Health Care Benefits On The Line As States Struggle With Medicaid Costs

One State Is Kicking A Huge Number Of Kids Off Of Medicaid

In Pennsylvania, the struggle to keep up with the demand for health care among the state's poor residents means that nearly 90,000 children are losing access to Medicaid benefits.

The administration of Gov. Tom Corbett (R) says it's just cleaning house and striking people from the program whose paperwork isn't in order, but critics see the move as an underhanded effort to reduce state spending by dumping needy children, according to the Philadelphia Daily News. Those 89,000 children all lost Medicaid benefits just in the five months between August 2011 and January 2012, the newspaper reports, citing data from the state agency that runs Medicaid.

State Senator Vincent Hughes (D) of Philadelphia reportedly accused the administration of waging a "war on poor folk," according to the newspaper.

The fight over Corbett's decision to drop the children from the Medicaid program is indicative of states' struggle to provide access to health benefits in the face of shrinking budgets and declining tax revenues. States spend 23.6 percent of their budgets on Medicaid, more than they do on education, transportation, and any other priority, according to the National Governors Association and the National Association of State Budget Officers.

During economic downturns, states are hit with higher demand for Medicaid benefits by the jobless or poor at the same time that their income tax receipts decline because fewer people are working. The federal economic stimulus bill enacted in 2009 provided $103 billion in relief but those funds ran out last June, leading states to cut back on their Medicaid programs. Medicaid is jointly funded by federal and state governments.

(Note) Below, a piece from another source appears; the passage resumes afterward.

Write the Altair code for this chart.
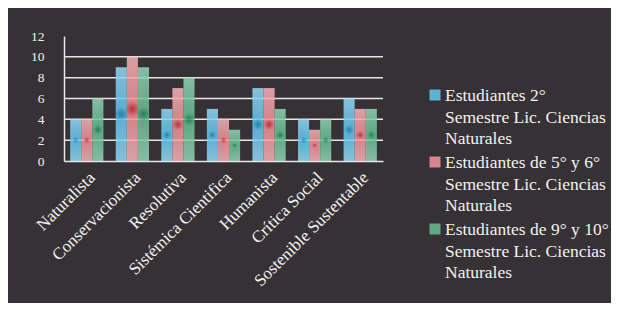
import altair as alt
import pandas as pd

categories = ["Naturalista", "Conservacionista", "Resolutiva", "Sistémica Cientifica",
              "Humanista", "Crítica Social", "Sostenible Sustentable"]
series = ["Estudiantes 2°|Semestre Lic. Ciencias|Naturales",
          "Estudiantes  de 5° y 6°|Semestre Lic. Ciencias|Naturales",
          "Estudiantes  de 9° y 10°|Semestre Lic. Ciencias|Naturales"]
s1 = [4, 9, 5, 5, 7, 4, 6]
s2 = [4, 10, 7, 4, 7, 3, 5]
s3 = [6, 9, 8, 3, 5, 4, 5]
y_ticks = [0, 2, 4, 6, 8, 10, 12]
grid_values = [2, 4, 6, 8, 10]

colors = ["#5db3d5", "#d6868c", "#5fa985"]
grads = [
    ("#1a8fc8", "#66c6ee", "#b0e6fa"),
    ("#d2303c", "#f0929a", "#f8c8cc"),
    ("#189058", "#68bf96", "#b0e2ca"),
]

rows = []
for s, vals in zip(series, [s1, s2, s3]):
    for c, v in zip(categories, vals):
        rows.append({"cat": c, "series": s, "value": v})
df = pd.DataFrame(rows)
grid_df = pd.DataFrame({"g": grid_values})
leg_df = pd.DataFrame({"series": series, "idx": list(range(len(series)))})

FONT = "Liberation Serif, Times New Roman, serif"
TXT = "#f2f2f2"

x_enc = alt.X("cat:N", sort=categories, title=None,
              scale=alt.Scale(paddingInner=0.27, paddingOuter=0.135),
              axis=alt.Axis(labelAngle=-45, labelFont=FONT, labelFontSize=17,
                            labelColor=TXT, ticks=False, domainColor="#e8e8e8",
                            domainWidth=1.5, labelPadding=8, labelLimit=300,
                            labelOverlap=False))
y_scale = alt.Scale(domain=[0, 12], nice=False)
y_axis = alt.Axis(values=y_ticks, grid=False, ticks=False,
                  labelFont=FONT, labelFontSize=13.5, labelColor=TXT,
                  labelPadding=20, domainColor="#e8e8e8", domainWidth=1.5,
                  labelOverlap=False)
y_enc = alt.Y("value:Q", title=None, scale=y_scale, axis=y_axis)
xo_enc = alt.XOffset("series:N", sort=series,
                     scale=alt.Scale(domain=series, paddingInner=0, paddingOuter=0))
color_scale = alt.Scale(domain=series, range=colors)

grid = alt.Chart(grid_df).mark_rule(color="#e6e6e6", strokeWidth=1.5).encode(
    y=alt.Y("g:Q", title=None, scale=y_scale, axis=y_axis)
)

layers = [grid]
for s, (dark, mid, light) in zip(series, grads):
    g = alt.Gradient(
        gradient="radial", x1=0.5, y1=0.5, r1=0, x2=0.5, y2=0.5, r2=0.75,
        stops=[alt.GradientStop(offset=0, color=dark),
               alt.GradientStop(offset=0.1, color=mid),
               alt.GradientStop(offset=1, color=light)])
    layers.append(
        alt.Chart(df).transform_filter(alt.datum.series == s)
        .mark_bar(fill=g, fillOpacity=0.85).encode(x=x_enc, y=y_enc, xOffset=xo_enc)
    )

# legend (manual, to reproduce the multi-line layout)
leg_sym = alt.Chart(leg_df).transform_calculate(py="59 + datum.idx * 67").mark_square(
    size=121, opacity=1).encode(
    x=alt.value(371),
    y=alt.Y("py:Q", scale=None, axis=None),
    color=alt.Color("series:N", scale=color_scale, legend=None),
)
leg_txt = alt.Chart(leg_df).transform_calculate(py="65 + datum.idx * 67").mark_text(
    align="left", baseline="alphabetic", font=FONT, fontSize=17.5, color=TXT,
    lineBreak="|", lineHeight=21.5).encode(
    x=alt.value(381),
    y=alt.Y("py:Q", scale=None, axis=None),
    text="series:N",
)

chart = alt.layer(*layers, leg_sym, leg_txt).properties(
    width=319, height=125,
    background="#363134",
    padding={"left": 56, "top": 28, "right": 228, "bottom": 142},
    autosize=alt.AutoSizeParams(type="none"),
).configure_view(strokeWidth=0)

chart.save("out.html", embed_options={"renderer": "svg", "actions": False})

Even with rollbacks in eligibility or covered health care services and reductions in payments to medical providers, state spending on Medicaid still grew by 28.7 percent this fiscal year, according to the Henry J. Kaiser Family Foundation.

Colorado is trying to buck the trend by enrolling more of the state's poorest and childless adults into its Medicaid program. Budget issues, however, mean that only 10,000 of the 50,000 people who should be eligible for benefits will get them, the Denver Post reports. Colorado is using a lottery system to determine who gets on and who doesn't.

And in Washington, Gov. Christine Gregoire (D) has been forced to retreat from a novel but controversial plan to rein in Medicaid spending by refusing to pay emergency room bills for people who go to the hospital for "non-emergency" treatments. The Gregoire administration halted the policy on Friday, two days before it was supposed to take effect, after lobbying by hospitals and physicians worried they'd be stuck eating the cost of unpaid bills, the Seattle Times reported.

In addition, Federal regulators rejected a Hawaii plan to control costs by limiting Medicaid patients to 10 days in the hospital during any year, Kaiser Health News reports. The state can restrict hospital stays to 30 days beginning July 1, federal authorities ruled.

Sellers of diabetes test strips are in the crosshairs in Ohio and the administration of Gov. John Kasich (R) says the state's Medicaid program paid $8 million too much for the products last year, according to the Dayton Daily News. The state will consider copying an initiative being rolled out under the federal Medicare program that uses a competitive bidding process to set prices for medical equipment. Ohio pays $35 for a 50-pack of test strips compared to the $15.52 Medicare spends for the same product in Ohio, the newspaper reports.